Would you write out the listing verbatim and skip every picture in it?

## begin INFORMATION SUPPLIED

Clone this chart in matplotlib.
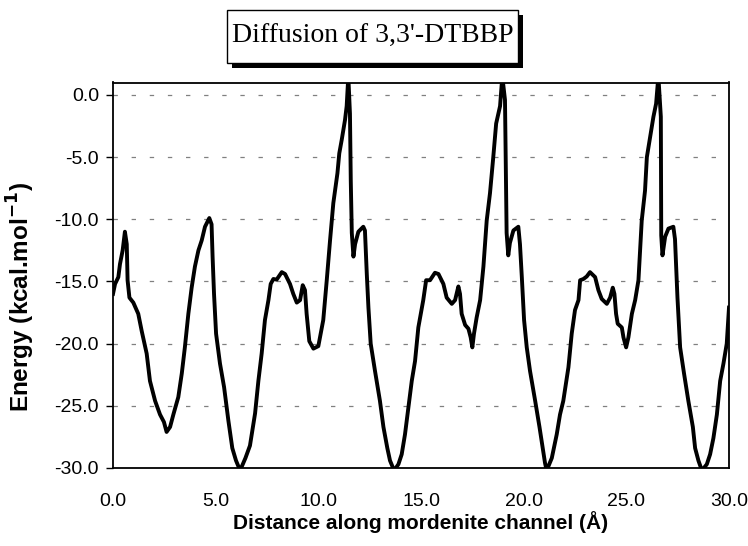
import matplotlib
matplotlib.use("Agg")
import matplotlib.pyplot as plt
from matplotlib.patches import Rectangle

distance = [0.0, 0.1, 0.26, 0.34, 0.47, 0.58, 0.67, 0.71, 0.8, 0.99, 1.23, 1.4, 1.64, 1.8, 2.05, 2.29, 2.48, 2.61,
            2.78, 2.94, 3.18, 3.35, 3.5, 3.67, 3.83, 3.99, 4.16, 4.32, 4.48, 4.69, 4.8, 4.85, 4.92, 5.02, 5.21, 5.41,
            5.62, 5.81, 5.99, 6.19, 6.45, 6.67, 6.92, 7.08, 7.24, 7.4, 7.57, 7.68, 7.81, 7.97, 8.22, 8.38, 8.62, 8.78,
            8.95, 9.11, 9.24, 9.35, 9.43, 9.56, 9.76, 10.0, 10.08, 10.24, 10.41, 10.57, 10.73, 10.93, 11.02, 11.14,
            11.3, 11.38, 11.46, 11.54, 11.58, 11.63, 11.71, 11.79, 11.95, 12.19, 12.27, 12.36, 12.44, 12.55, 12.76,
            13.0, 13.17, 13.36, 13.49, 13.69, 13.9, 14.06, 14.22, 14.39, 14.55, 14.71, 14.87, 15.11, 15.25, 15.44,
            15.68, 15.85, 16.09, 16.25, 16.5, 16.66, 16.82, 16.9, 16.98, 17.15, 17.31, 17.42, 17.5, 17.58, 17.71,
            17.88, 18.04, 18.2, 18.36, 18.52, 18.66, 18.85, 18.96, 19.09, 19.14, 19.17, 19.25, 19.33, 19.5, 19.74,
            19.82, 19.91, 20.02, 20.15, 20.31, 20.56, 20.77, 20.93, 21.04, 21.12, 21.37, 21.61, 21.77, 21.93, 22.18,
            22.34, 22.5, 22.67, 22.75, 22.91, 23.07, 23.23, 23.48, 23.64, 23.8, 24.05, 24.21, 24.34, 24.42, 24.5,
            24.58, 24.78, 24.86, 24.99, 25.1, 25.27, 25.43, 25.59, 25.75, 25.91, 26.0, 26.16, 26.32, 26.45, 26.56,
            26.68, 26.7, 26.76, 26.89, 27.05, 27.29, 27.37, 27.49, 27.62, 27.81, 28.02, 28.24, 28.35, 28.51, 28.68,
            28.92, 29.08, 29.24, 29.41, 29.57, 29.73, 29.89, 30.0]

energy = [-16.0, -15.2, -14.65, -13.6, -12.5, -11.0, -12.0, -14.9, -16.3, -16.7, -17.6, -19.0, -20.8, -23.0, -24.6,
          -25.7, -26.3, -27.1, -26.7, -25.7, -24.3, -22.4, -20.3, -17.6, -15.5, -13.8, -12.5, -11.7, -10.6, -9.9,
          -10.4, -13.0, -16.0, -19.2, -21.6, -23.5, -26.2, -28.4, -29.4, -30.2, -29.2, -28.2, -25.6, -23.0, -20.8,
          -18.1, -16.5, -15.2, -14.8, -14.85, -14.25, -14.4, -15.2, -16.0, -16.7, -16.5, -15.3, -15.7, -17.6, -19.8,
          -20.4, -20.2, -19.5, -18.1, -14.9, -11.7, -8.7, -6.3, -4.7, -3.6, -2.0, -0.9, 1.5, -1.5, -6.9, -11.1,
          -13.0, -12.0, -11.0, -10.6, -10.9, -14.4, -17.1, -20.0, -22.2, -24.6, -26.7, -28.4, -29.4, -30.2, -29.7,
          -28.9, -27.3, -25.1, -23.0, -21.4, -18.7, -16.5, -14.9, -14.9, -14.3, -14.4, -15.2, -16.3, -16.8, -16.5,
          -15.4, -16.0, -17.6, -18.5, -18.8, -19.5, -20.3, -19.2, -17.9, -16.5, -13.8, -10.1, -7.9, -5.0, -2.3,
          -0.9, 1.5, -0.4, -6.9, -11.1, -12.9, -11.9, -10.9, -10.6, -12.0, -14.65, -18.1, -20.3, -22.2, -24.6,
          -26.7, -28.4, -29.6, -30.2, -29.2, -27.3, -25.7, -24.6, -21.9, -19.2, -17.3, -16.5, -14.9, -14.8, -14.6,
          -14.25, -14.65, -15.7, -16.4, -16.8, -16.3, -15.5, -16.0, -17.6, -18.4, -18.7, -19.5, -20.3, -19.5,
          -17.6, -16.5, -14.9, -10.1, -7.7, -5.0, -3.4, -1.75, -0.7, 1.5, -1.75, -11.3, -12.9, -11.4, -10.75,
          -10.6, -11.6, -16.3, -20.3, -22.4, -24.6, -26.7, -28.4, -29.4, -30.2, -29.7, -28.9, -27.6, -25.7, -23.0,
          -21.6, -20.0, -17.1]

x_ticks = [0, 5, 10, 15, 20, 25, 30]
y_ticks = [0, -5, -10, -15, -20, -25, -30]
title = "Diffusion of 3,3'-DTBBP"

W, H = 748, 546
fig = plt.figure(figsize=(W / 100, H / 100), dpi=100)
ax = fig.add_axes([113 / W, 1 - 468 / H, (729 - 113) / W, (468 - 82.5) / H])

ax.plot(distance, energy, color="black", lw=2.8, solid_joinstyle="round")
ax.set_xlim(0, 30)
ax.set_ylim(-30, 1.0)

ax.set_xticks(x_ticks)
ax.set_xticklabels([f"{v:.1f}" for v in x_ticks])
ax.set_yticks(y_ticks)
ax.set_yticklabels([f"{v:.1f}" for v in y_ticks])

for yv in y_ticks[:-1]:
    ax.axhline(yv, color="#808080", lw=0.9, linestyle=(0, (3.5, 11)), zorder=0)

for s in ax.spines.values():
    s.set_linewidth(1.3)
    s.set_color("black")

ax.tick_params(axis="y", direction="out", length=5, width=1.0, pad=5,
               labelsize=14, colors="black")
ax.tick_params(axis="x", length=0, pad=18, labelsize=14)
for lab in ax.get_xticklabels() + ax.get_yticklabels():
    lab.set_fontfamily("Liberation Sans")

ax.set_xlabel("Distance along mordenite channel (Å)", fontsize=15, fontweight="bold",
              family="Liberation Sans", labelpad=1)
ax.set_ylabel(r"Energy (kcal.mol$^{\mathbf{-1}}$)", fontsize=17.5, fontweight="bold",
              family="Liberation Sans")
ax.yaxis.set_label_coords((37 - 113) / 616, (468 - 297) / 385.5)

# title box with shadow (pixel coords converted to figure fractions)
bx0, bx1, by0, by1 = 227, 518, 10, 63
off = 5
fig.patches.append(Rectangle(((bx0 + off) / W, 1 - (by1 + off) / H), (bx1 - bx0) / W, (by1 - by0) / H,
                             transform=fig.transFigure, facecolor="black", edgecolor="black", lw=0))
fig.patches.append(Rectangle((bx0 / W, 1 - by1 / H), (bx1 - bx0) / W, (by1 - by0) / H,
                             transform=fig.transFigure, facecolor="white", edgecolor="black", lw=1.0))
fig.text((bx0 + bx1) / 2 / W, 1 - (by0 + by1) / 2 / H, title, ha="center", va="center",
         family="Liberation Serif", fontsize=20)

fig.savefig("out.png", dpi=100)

## end INFORMATION SUPPLIED

▶ _SOLUTION FOR THIS TASK_
Clone this chart in matplotlib.
import matplotlib
matplotlib.use("Agg")
import matplotlib.pyplot as plt
from matplotlib.patches import Rectangle

distance = [0.0, 0.1, 0.26, 0.34, 0.47, 0.58, 0.67, 0.71, 0.8, 0.99, 1.23, 1.4, 1.64, 1.8, 2.05, 2.29, 2.48, 2.61,
            2.78, 2.94, 3.18, 3.35, 3.5, 3.67, 3.83, 3.99, 4.16, 4.32, 4.48, 4.69, 4.8, 4.85, 4.92, 5.02, 5.21, 5.41,
            5.62, 5.81, 5.99, 6.19, 6.45, 6.67, 6.92, 7.08, 7.24, 7.4, 7.57, 7.68, 7.81, 7.97, 8.22, 8.38, 8.62, 8.78,
            8.95, 9.11, 9.24, 9.35, 9.43, 9.56, 9.76, 10.0, 10.08, 10.24, 10.41, 10.57, 10.73, 10.93, 11.02, 11.14,
            11.3, 11.38, 11.46, 11.54, 11.58, 11.63, 11.71, 11.79, 11.95, 12.19, 12.27, 12.36, 12.44, 12.55, 12.76,
            13.0, 13.17, 13.36, 13.49, 13.69, 13.9, 14.06, 14.22, 14.39, 14.55, 14.71, 14.87, 15.11, 15.25, 15.44,
            15.68, 15.85, 16.09, 16.25, 16.5, 16.66, 16.82, 16.9, 16.98, 17.15, 17.31, 17.42, 17.5, 17.58, 17.71,
            17.88, 18.04, 18.2, 18.36, 18.52, 18.66, 18.85, 18.96, 19.09, 19.14, 19.17, 19.25, 19.33, 19.5, 19.74,
            19.82, 19.91, 20.02, 20.15, 20.31, 20.56, 20.77, 20.93, 21.04, 21.12, 21.37, 21.61, 21.77, 21.93, 22.18,
            22.34, 22.5, 22.67, 22.75, 22.91, 23.07, 23.23, 23.48, 23.64, 23.8, 24.05, 24.21, 24.34, 24.42, 24.5,
            24.58, 24.78, 24.86, 24.99, 25.1, 25.27, 25.43, 25.59, 25.75, 25.91, 26.0, 26.16, 26.32, 26.45, 26.56,
            26.68, 26.7, 26.76, 26.89, 27.05, 27.29, 27.37, 27.49, 27.62, 27.81, 28.02, 28.24, 28.35, 28.51, 28.68,
            28.92, 29.08, 29.24, 29.41, 29.57, 29.73, 29.89, 30.0]

energy = [-16.0, -15.2, -14.65, -13.6, -12.5, -11.0, -12.0, -14.9, -16.3, -16.7, -17.6, -19.0, -20.8, -23.0, -24.6,
          -25.7, -26.3, -27.1, -26.7, -25.7, -24.3, -22.4, -20.3, -17.6, -15.5, -13.8, -12.5, -11.7, -10.6, -9.9,
          -10.4, -13.0, -16.0, -19.2, -21.6, -23.5, -26.2, -28.4, -29.4, -30.2, -29.2, -28.2, -25.6, -23.0, -20.8,
          -18.1, -16.5, -15.2, -14.8, -14.85, -14.25, -14.4, -15.2, -16.0, -16.7, -16.5, -15.3, -15.7, -17.6, -19.8,
          -20.4, -20.2, -19.5, -18.1, -14.9, -11.7, -8.7, -6.3, -4.7, -3.6, -2.0, -0.9, 1.5, -1.5, -6.9, -11.1,
          -13.0, -12.0, -11.0, -10.6, -10.9, -14.4, -17.1, -20.0, -22.2, -24.6, -26.7, -28.4, -29.4, -30.2, -29.7,
          -28.9, -27.3, -25.1, -23.0, -21.4, -18.7, -16.5, -14.9, -14.9, -14.3, -14.4, -15.2, -16.3, -16.8, -16.5,
          -15.4, -16.0, -17.6, -18.5, -18.8, -19.5, -20.3, -19.2, -17.9, -16.5, -13.8, -10.1, -7.9, -5.0, -2.3,
          -0.9, 1.5, -0.4, -6.9, -11.1, -12.9, -11.9, -10.9, -10.6, -12.0, -14.65, -18.1, -20.3, -22.2, -24.6,
          -26.7, -28.4, -29.6, -30.2, -29.2, -27.3, -25.7, -24.6, -21.9, -19.2, -17.3, -16.5, -14.9, -14.8, -14.6,
          -14.25, -14.65, -15.7, -16.4, -16.8, -16.3, -15.5, -16.0, -17.6, -18.4, -18.7, -19.5, -20.3, -19.5,
          -17.6, -16.5, -14.9, -10.1, -7.7, -5.0, -3.4, -1.75, -0.7, 1.5, -1.75, -11.3, -12.9, -11.4, -10.75,
          -10.6, -11.6, -16.3, -20.3, -22.4, -24.6, -26.7, -28.4, -29.4, -30.2, -29.7, -28.9, -27.6, -25.7, -23.0,
          -21.6, -20.0, -17.1]

x_ticks = [0, 5, 10, 15, 20, 25, 30]
y_ticks = [0, -5, -10, -15, -20, -25, -30]
title = "Diffusion of 3,3'-DTBBP"

W, H = 748, 546
fig = plt.figure(figsize=(W / 100, H / 100), dpi=100)
ax = fig.add_axes([113 / W, 1 - 468 / H, (729 - 113) / W, (468 - 82.5) / H])

ax.plot(distance, energy, color="black", lw=2.8, solid_joinstyle="round")
ax.set_xlim(0, 30)
ax.set_ylim(-30, 1.0)

ax.set_xticks(x_ticks)
ax.set_xticklabels([f"{v:.1f}" for v in x_ticks])
ax.set_yticks(y_ticks)
ax.set_yticklabels([f"{v:.1f}" for v in y_ticks])

for yv in y_ticks[:-1]:
    ax.axhline(yv, color="#808080", lw=0.9, linestyle=(0, (3.5, 11)), zorder=0)

for s in ax.spines.values():
    s.set_linewidth(1.3)
    s.set_color("black")

ax.tick_params(axis="y", direction="out", length=5, width=1.0, pad=5,
               labelsize=14, colors="black")
ax.tick_params(axis="x", length=0, pad=18, labelsize=14)
for lab in ax.get_xticklabels() + ax.get_yticklabels():
    lab.set_fontfamily("Liberation Sans")

ax.set_xlabel("Distance along mordenite channel (Å)", fontsize=15, fontweight="bold",
              family="Liberation Sans", labelpad=1)
ax.set_ylabel(r"Energy (kcal.mol$^{\mathbf{-1}}$)", fontsize=17.5, fontweight="bold",
              family="Liberation Sans")
ax.yaxis.set_label_coords((37 - 113) / 616, (468 - 297) / 385.5)

# title box with shadow (pixel coords converted to figure fractions)
bx0, bx1, by0, by1 = 227, 518, 10, 63
off = 5
fig.patches.append(Rectangle(((bx0 + off) / W, 1 - (by1 + off) / H), (bx1 - bx0) / W, (by1 - by0) / H,
                             transform=fig.transFigure, facecolor="black", edgecolor="black", lw=0))
fig.patches.append(Rectangle((bx0 / W, 1 - by1 / H), (bx1 - bx0) / W, (by1 - by0) / H,
                             transform=fig.transFigure, facecolor="white", edgecolor="black", lw=1.0))
fig.text((bx0 + bx1) / 2 / W, 1 - (by0 + by1) / 2 / H, title, ha="center", va="center",
         family="Liberation Serif", fontsize=20)

fig.savefig("out.png", dpi=100)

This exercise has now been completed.